When I travel away for work I will often have my personal laptop with me as I take a lunch break in a cafe somewhere. On one such occasion, a woman sitting at the table next to me asked what I was writing about. I told her that I wrote a blog about naturism to which she replied that she could never go publicly naked, but asked if I had been to the local beach, a known nudist spot. We chatted for a short while and she left the cafe she wished me luck with my blog.
While at a social event at our local hostelry, we were seated with a group of people and during the evening Emma mentioned in passing to one person that I wrote a blog. I happily shared the blog topic to which the person admitted that she had always been confused by the naturist/naturalist name and could never remember which word meant what. I suggested a quick way to remember the difference, that a Naturalist makes lists of things natural, whereas naturists don’t. No “L”, no lists. I'm not sure if it will help her or not, perhaps she doesn’t share my pedantry about language and words.

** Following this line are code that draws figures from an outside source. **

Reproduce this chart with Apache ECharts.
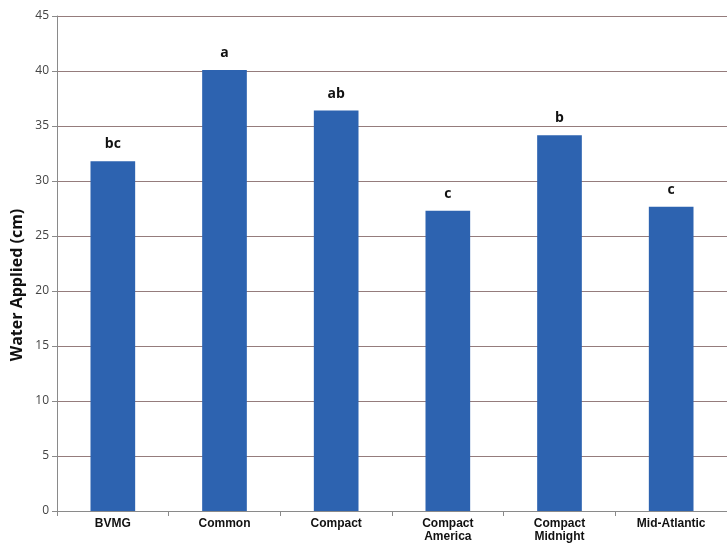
<!DOCTYPE html>
<html><head><meta charset="utf-8">
<script src="https://cdn.jsdelivr.net/npm/echarts@6/dist/echarts.min.js"></script>
<style>html,body{margin:0;padding:0;background:#fff}#c{width:727px;height:549px}</style>
</head><body><div id="c"></div>
<script>
var categories = ['BVMG', 'Common', 'Compact', 'Compact\nAmerica', 'Compact\nMidnight', 'Mid-Atlantic'];
var values = [31.8, 40.1, 36.4, 27.3, 34.15, 27.65];
var letters = ['bc', 'a', 'ab', 'c', 'b', 'c'];
var yTicks = [0, 5, 10, 15, 20, 25, 30, 35, 40, 45];

var chart = echarts.init(document.getElementById('c'));
chart.setOption({
  animation: false,
  grid: { left: 57, right: 0, top: 16, bottom: 38 },
  xAxis: {
    type: 'category',
    data: categories,
    axisLine: { lineStyle: { color: '#8a8a8a' } },
    axisTick: { show: true, length: 5, lineStyle: { color: '#8a8a8a' } },
    axisLabel: { color: '#111', fontWeight: 'bold', fontSize: 12, fontFamily: 'Liberation Sans', margin: 6, lineHeight: 13, interval: 0 }
  },
  yAxis: {
    type: 'value', min: 0, max: 45, interval: 5,
    axisLine: { show: true, lineStyle: { color: '#8a8a8a' } },
    axisTick: { show: true, length: 5, lineStyle: { color: '#8a8a8a' } },
    axisLabel: { color: '#444', fontSize: 12, fontFamily: 'Open Sans', margin: 8 },
    splitLine: { lineStyle: { color: '#957c7c', width: 1 } }
  },
  graphic: [{
    type: 'text', x: 17, y: 285, rotation: Math.PI / 2,
    style: { text: 'Water Applied (cm)', fill: '#111', font: 'bold 16px "Open Sans"', textAlign: 'center', textVerticalAlign: 'middle' }
  }],
  series: [{
    type: 'bar',
    data: values,
    barWidth: '40%',
    itemStyle: { color: '#2d63b0' },
    label: {
      show: true, position: 'top', distance: 10,
      formatter: function (p) { return letters[p.dataIndex]; },
      color: '#111', fontWeight: 'bold', fontSize: 14, fontFamily: 'Open Sans'
    }
  }]
});
</script></body></html>
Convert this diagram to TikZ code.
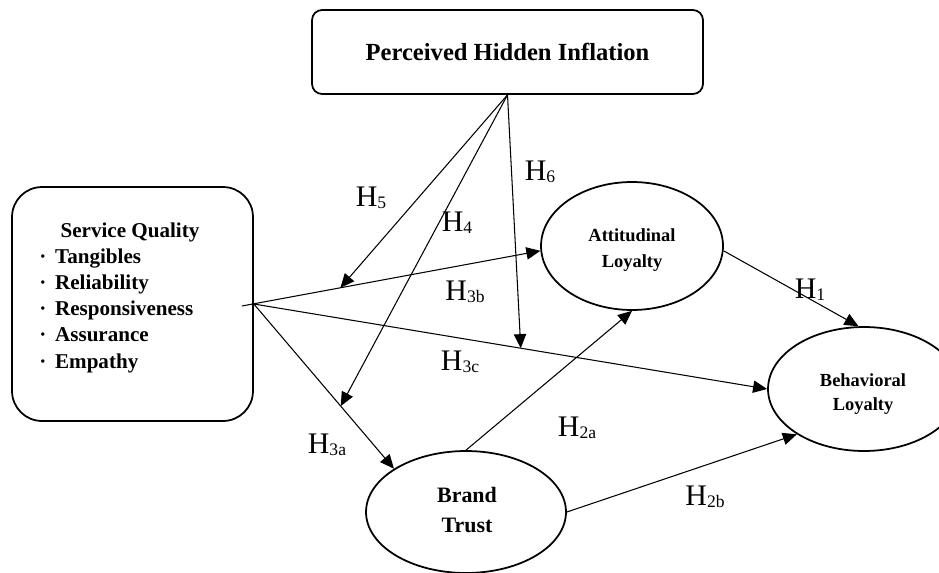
\documentclass[tikz,border=0pt]{standalone}
\usepackage{fontspec}
\setmainfont{Liberation Serif}
\usetikzlibrary{shapes.geometric,arrows.meta,calc}
\newcommand{\hyp}[1]{H\raisebox{-1pt}{\fontsize{10}{10}\selectfont #1}}
\newcommand{\sqitem}[1]{\makebox[9pt][l]{·}#1}
\begin{document}
\begin{tikzpicture}[x=0.02cm,y=-0.02cm,
  box/.style={draw, line width=1pt},
  construct/.style={ellipse, draw, line width=1pt, inner sep=0pt},
  link/.style={-{Triangle[length=8pt,width=7pt]}, line width=0.6pt},
  hlabel/.style={font=\fontsize{17}{17}\selectfont, inner sep=0pt}]
\useasboundingbox (0,0) rectangle (939,572);
\node[box, rounded corners=0.2cm, minimum width=7.82cm, minimum height=1.68cm,
  font=\bfseries\fontsize{14}{17}\selectfont] (phi) at (507.5,52) {Perceived Hidden Inflation};
\node[box, rounded corners=0.6cm, minimum width=4.82cm, minimum height=4.68cm] (sq) at (132.5,304) {};
\node[font=\bfseries\fontsize{12}{14.8}\selectfont] (sqtitle) at (130,232) {Service Quality};
\node[anchor=north west, align=left, inner sep=0pt, font=\bfseries\fontsize{12}{14.8}\selectfont] (sqlist) at (39,249)
  {\sqitem{Tangibles}\\ \sqitem{Reliability}\\ \sqitem{Responsiveness}\\ \sqitem{Assurance}\\ \sqitem{Empathy}};
\coordinate (sqtail) at ($(sq.east)+(-12,2)$);
\node[construct, minimum width=3.64cm, minimum height=2.56cm] (att) at (632,246) {};
\node[align=center, font=\bfseries\fontsize{10.5}{14.8}\selectfont] (atttext) at (632,250) {Attitudinal\\Loyalty};
\node[construct, minimum width=3.84cm, minimum height=2.48cm] (beh) at (864,389) {};
\node[align=center, font=\bfseries\fontsize{10.5}{13.6}\selectfont] (behtext) at (863,394) {Behavioral\\Loyalty};
\node[construct, minimum width=4.0cm, minimum height=2.44cm] (bt) at (466,512) {};
\node[align=center, font=\bfseries\fontsize{12.5}{17}\selectfont] (bttext) at (467,510) {Brand\\Trust};
\coordinate (h5end) at ($(sqtail)!0.33!(att.183)$);
\coordinate (h4end) at ($(sq.east)!0.62!(bt.149)$);
\coordinate (h6end) at ($(sq.east)!0.52!(beh.west)$);
\draw[link] (sqtail) -- (att.183);
\draw[link] (sq.east) -- (beh.west);
\draw[link] (sq.east) -- (bt.149);
\draw[link] (phi.south) -- (h5end);
\draw[link] (phi.south) -- (h4end);
\draw[link] (phi.south) -- (h6end);
\draw[link] (bt.north) -- (att.south);
\draw[link] (bt.east) -- (beh.214);
\draw[link] (att.357) -- (beh.95);
\node[hlabel] (h5) at (371,198) {\hyp{5}};
\node[hlabel] (h4) at (457,223) {\hyp{4}};
\node[hlabel] (h6) at (540,172) {\hyp{6}};
\node[hlabel] (h3b) at (465,292) {\hyp{3b}};
\node[hlabel] (h3c) at (460,362) {\hyp{3c}};
\node[hlabel] (h3a) at (327,445) {\hyp{3a}};
\node[hlabel] (h1) at (810,290) {\hyp{1}};
\node[hlabel] (h2a) at (577,428) {\hyp{2a}};
\node[hlabel] (h2b) at (705,497) {\hyp{2b}};
\end{tikzpicture}
\end{document}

There have been other conversations and remarkably, there have been no adverse consequences from any conversation to date. Even those people who have expressed surprise have later asked questions to try and understand.
It has been interesting seeing people try and process their thoughts on the topic. Sometimes it will be days before they ask a follow-up question.
As yet, not one of the conversations has led to anyone trying naturism themselves (that I know of), but my goal is not recruitment but rather the normalisation of naturism as a valid lifestyle choice.
Chipping away at the stigma that social nudity carries is not easy. It requires a level of confidence and the ability to counter objections and misconceptions. That is often something that comes with practice.
I was once concerned, perhaps frightened of discussing my naturism with others, but I have come to realise that even though not everyone might agree with my lifestyle choice, they accept me for who I am. I haven’t lost any friends by talking about naturism and the sky hasn’t fallen.
Feel the fear and do it anyway. – Dr Susan Jeffers
Thank you for reading. Have a comfortable day.
Next Week:
Yoga pants and swimwear.
New research shows another reason to go naked.
I think we can have conversations, but it's about catching people at their right point. For some people, that will be never. For others, it may come as other social inhibitions are also being shed. I know there's a lot of talk about getting young people involved but I think it's really amazing when middle-aged+ people discover something new for themselves and get joy from it! How often does that happen once you hit a certain age?
It's wonderful you choose to have open conversations, and create more awareness in those who have curiosity. Good on you!
I don't hide it nor do I broadcast it except one evening I was in our small community talking to my next door neighbours when it suddenly dawned on me that for nearly half an hour whilst chatting I was wearing my "let the wind tickle your skin" T shirt from Nudims and proudly declaring I was a naturist. They never said a word. I'm sure the neighbourhood knows now but I care less.